"A Child's Right to Safety" Petition to POTUS

  • da: Tom Paine
  • destinatario: American Citizens and Twitter Users

The Petition to POTUS to Enumerate "A Child's Right to Safety"

"We, the undersigned United States citizens, petition POTUS to immediately direct the Census Bureau to expeditiously conduct an American Community Survey and a Post-Enumeration Survey asking the question, 'Does a Child Have a Right to Safety?' Once the ACS is completed and tabulated, we ask POTUS to ensure the resulting answer is publicly published post-haste. If a majority affirms this right, it becomes a defacto enumerated Constitutional right and the law of the land."

Respectfully,

Signature (Enter Information to the right)

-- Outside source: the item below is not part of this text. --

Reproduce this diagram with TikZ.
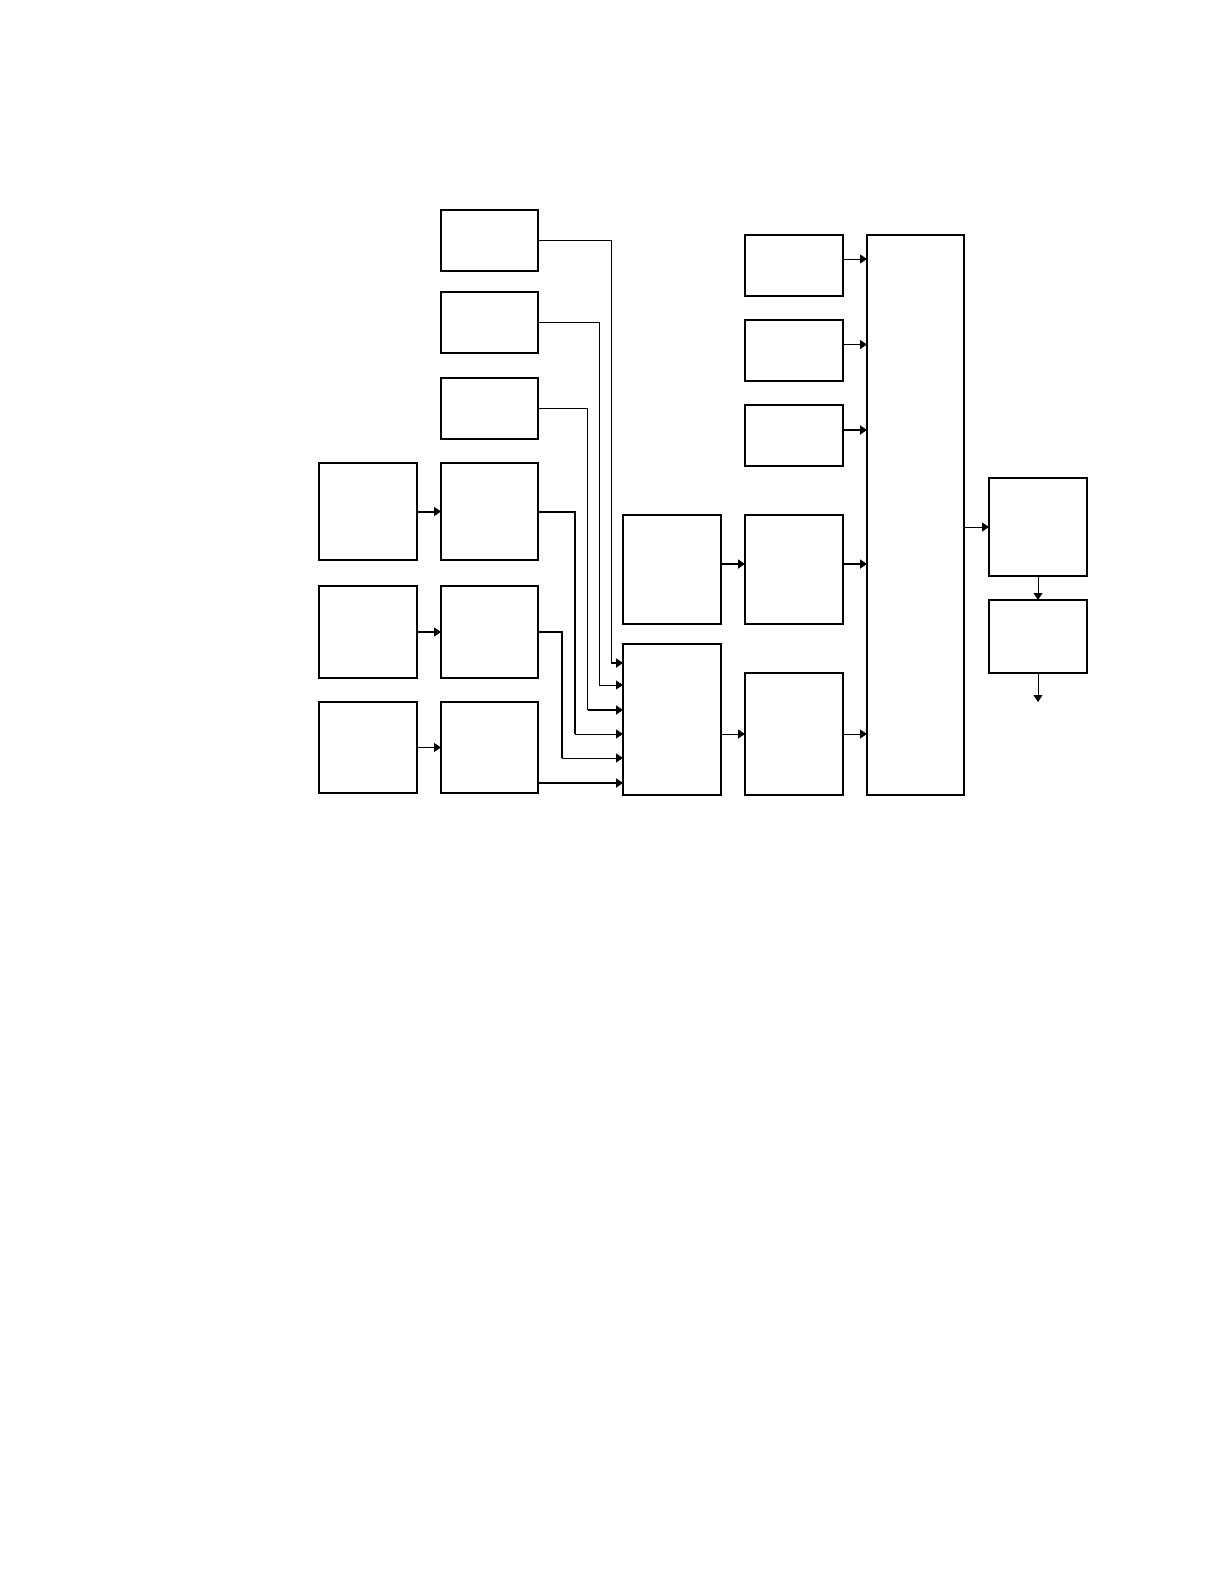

An Argument for Enumerating "A Child's Right to Safety"

Does a Child Have Rights?

Although not constitutionally protected, a child in the United States has the implied right to health, education, a family life, play and recreation, an adequate standard of living, and to be protected from abuse and harm. In recent years, state laws and child protective services have over 400,000 children placed in foster care to protect them from neglect, abuse, and harm and provide for their care and safety. It hasn't always been so.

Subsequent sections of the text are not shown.